To do » Write every line out verbatim and omit the pictures.

* * * * * * * * *

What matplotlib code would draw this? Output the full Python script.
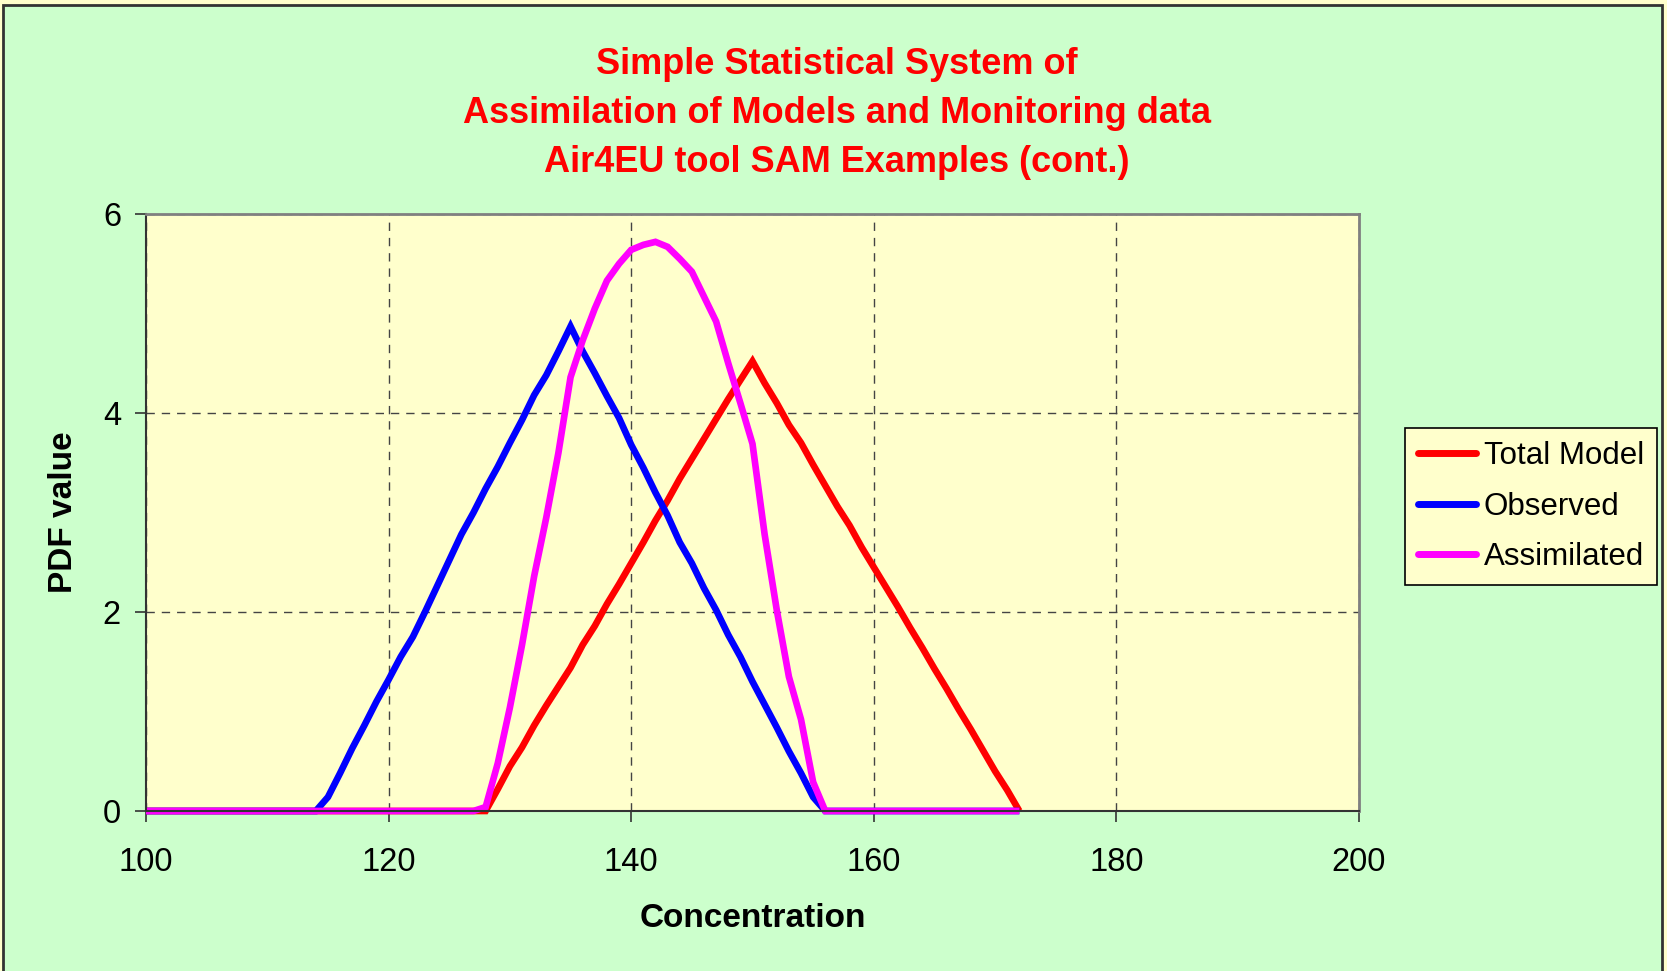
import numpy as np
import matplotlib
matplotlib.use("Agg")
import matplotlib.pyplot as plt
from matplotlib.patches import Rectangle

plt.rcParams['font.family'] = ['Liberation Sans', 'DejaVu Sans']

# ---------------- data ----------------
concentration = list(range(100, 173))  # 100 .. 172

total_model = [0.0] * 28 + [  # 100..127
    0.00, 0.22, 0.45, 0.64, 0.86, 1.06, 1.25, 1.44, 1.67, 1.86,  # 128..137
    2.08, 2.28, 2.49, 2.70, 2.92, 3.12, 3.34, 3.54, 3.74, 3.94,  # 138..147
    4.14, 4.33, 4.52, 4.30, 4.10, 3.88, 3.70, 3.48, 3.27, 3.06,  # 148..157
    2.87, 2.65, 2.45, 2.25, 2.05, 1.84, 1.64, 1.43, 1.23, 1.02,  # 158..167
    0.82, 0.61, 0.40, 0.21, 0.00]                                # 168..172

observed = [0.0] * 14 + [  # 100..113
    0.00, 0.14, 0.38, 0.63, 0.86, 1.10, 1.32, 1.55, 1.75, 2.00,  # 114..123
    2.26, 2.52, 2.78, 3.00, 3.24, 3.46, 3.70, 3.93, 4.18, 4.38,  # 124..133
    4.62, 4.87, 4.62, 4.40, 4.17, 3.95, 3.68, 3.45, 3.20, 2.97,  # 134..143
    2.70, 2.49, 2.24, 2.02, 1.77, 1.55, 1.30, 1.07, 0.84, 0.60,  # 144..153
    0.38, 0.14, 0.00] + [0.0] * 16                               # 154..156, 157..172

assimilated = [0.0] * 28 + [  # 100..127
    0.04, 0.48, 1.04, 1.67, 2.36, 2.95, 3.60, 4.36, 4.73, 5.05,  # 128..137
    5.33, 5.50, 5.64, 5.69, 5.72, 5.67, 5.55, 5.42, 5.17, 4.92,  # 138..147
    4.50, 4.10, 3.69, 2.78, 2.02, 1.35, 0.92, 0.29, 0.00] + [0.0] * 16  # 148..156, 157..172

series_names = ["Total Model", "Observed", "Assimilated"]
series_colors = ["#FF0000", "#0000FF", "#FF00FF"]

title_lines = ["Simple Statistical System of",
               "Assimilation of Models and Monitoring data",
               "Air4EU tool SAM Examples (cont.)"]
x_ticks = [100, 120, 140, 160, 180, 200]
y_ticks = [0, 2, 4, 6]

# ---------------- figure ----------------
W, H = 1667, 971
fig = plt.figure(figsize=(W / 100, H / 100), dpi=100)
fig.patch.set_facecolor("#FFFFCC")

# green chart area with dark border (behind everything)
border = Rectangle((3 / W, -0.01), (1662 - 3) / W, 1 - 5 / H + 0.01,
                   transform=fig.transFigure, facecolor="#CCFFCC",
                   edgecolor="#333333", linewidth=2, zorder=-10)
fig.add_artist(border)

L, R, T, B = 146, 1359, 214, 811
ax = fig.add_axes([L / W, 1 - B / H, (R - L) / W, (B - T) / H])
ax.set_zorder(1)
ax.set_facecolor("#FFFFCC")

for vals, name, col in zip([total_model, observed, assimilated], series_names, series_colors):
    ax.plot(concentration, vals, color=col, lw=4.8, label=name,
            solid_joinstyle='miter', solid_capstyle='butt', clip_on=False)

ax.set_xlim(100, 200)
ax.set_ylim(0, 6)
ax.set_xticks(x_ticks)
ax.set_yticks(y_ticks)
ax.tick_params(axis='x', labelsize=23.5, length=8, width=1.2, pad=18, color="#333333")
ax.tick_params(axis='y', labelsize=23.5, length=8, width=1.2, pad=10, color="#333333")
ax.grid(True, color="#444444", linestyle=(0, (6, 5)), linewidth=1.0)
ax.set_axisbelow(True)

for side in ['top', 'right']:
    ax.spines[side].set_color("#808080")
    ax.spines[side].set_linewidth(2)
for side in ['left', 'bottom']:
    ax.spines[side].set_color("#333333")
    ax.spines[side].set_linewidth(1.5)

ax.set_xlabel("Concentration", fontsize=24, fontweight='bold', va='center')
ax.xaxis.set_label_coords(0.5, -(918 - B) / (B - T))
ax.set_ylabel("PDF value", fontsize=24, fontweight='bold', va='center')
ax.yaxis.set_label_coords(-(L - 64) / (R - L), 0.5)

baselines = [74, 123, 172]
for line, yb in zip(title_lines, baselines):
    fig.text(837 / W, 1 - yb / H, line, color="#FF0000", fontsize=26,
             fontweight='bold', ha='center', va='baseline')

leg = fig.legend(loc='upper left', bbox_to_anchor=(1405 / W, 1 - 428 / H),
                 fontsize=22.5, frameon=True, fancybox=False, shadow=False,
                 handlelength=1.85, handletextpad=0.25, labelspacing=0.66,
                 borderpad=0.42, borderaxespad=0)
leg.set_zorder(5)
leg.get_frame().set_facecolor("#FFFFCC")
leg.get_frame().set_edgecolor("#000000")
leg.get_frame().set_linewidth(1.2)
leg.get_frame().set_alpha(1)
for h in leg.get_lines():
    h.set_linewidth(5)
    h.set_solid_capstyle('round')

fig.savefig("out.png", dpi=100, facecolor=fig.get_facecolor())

* * * * * * * * *

Solved exercise »
What matplotlib code would draw this? Output the full Python script.
import numpy as np
import matplotlib
matplotlib.use("Agg")
import matplotlib.pyplot as plt
from matplotlib.patches import Rectangle

plt.rcParams['font.family'] = ['Liberation Sans', 'DejaVu Sans']

# ---------------- data ----------------
concentration = list(range(100, 173))  # 100 .. 172

total_model = [0.0] * 28 + [  # 100..127
    0.00, 0.22, 0.45, 0.64, 0.86, 1.06, 1.25, 1.44, 1.67, 1.86,  # 128..137
    2.08, 2.28, 2.49, 2.70, 2.92, 3.12, 3.34, 3.54, 3.74, 3.94,  # 138..147
    4.14, 4.33, 4.52, 4.30, 4.10, 3.88, 3.70, 3.48, 3.27, 3.06,  # 148..157
    2.87, 2.65, 2.45, 2.25, 2.05, 1.84, 1.64, 1.43, 1.23, 1.02,  # 158..167
    0.82, 0.61, 0.40, 0.21, 0.00]                                # 168..172

observed = [0.0] * 14 + [  # 100..113
    0.00, 0.14, 0.38, 0.63, 0.86, 1.10, 1.32, 1.55, 1.75, 2.00,  # 114..123
    2.26, 2.52, 2.78, 3.00, 3.24, 3.46, 3.70, 3.93, 4.18, 4.38,  # 124..133
    4.62, 4.87, 4.62, 4.40, 4.17, 3.95, 3.68, 3.45, 3.20, 2.97,  # 134..143
    2.70, 2.49, 2.24, 2.02, 1.77, 1.55, 1.30, 1.07, 0.84, 0.60,  # 144..153
    0.38, 0.14, 0.00] + [0.0] * 16                               # 154..156, 157..172

assimilated = [0.0] * 28 + [  # 100..127
    0.04, 0.48, 1.04, 1.67, 2.36, 2.95, 3.60, 4.36, 4.73, 5.05,  # 128..137
    5.33, 5.50, 5.64, 5.69, 5.72, 5.67, 5.55, 5.42, 5.17, 4.92,  # 138..147
    4.50, 4.10, 3.69, 2.78, 2.02, 1.35, 0.92, 0.29, 0.00] + [0.0] * 16  # 148..156, 157..172

series_names = ["Total Model", "Observed", "Assimilated"]
series_colors = ["#FF0000", "#0000FF", "#FF00FF"]

title_lines = ["Simple Statistical System of",
               "Assimilation of Models and Monitoring data",
               "Air4EU tool SAM Examples (cont.)"]
x_ticks = [100, 120, 140, 160, 180, 200]
y_ticks = [0, 2, 4, 6]

# ---------------- figure ----------------
W, H = 1667, 971
fig = plt.figure(figsize=(W / 100, H / 100), dpi=100)
fig.patch.set_facecolor("#FFFFCC")

# green chart area with dark border (behind everything)
border = Rectangle((3 / W, -0.01), (1662 - 3) / W, 1 - 5 / H + 0.01,
                   transform=fig.transFigure, facecolor="#CCFFCC",
                   edgecolor="#333333", linewidth=2, zorder=-10)
fig.add_artist(border)

L, R, T, B = 146, 1359, 214, 811
ax = fig.add_axes([L / W, 1 - B / H, (R - L) / W, (B - T) / H])
ax.set_zorder(1)
ax.set_facecolor("#FFFFCC")

for vals, name, col in zip([total_model, observed, assimilated], series_names, series_colors):
    ax.plot(concentration, vals, color=col, lw=4.8, label=name,
            solid_joinstyle='miter', solid_capstyle='butt', clip_on=False)

ax.set_xlim(100, 200)
ax.set_ylim(0, 6)
ax.set_xticks(x_ticks)
ax.set_yticks(y_ticks)
ax.tick_params(axis='x', labelsize=23.5, length=8, width=1.2, pad=18, color="#333333")
ax.tick_params(axis='y', labelsize=23.5, length=8, width=1.2, pad=10, color="#333333")
ax.grid(True, color="#444444", linestyle=(0, (6, 5)), linewidth=1.0)
ax.set_axisbelow(True)

for side in ['top', 'right']:
    ax.spines[side].set_color("#808080")
    ax.spines[side].set_linewidth(2)
for side in ['left', 'bottom']:
    ax.spines[side].set_color("#333333")
    ax.spines[side].set_linewidth(1.5)

ax.set_xlabel("Concentration", fontsize=24, fontweight='bold', va='center')
ax.xaxis.set_label_coords(0.5, -(918 - B) / (B - T))
ax.set_ylabel("PDF value", fontsize=24, fontweight='bold', va='center')
ax.yaxis.set_label_coords(-(L - 64) / (R - L), 0.5)

baselines = [74, 123, 172]
for line, yb in zip(title_lines, baselines):
    fig.text(837 / W, 1 - yb / H, line, color="#FF0000", fontsize=26,
             fontweight='bold', ha='center', va='baseline')

leg = fig.legend(loc='upper left', bbox_to_anchor=(1405 / W, 1 - 428 / H),
                 fontsize=22.5, frameon=True, fancybox=False, shadow=False,
                 handlelength=1.85, handletextpad=0.25, labelspacing=0.66,
                 borderpad=0.42, borderaxespad=0)
leg.set_zorder(5)
leg.get_frame().set_facecolor("#FFFFCC")
leg.get_frame().set_edgecolor("#000000")
leg.get_frame().set_linewidth(1.2)
leg.get_frame().set_alpha(1)
for h in leg.get_lines():
    h.set_linewidth(5)
    h.set_solid_capstyle('round')

fig.savefig("out.png", dpi=100, facecolor=fig.get_facecolor())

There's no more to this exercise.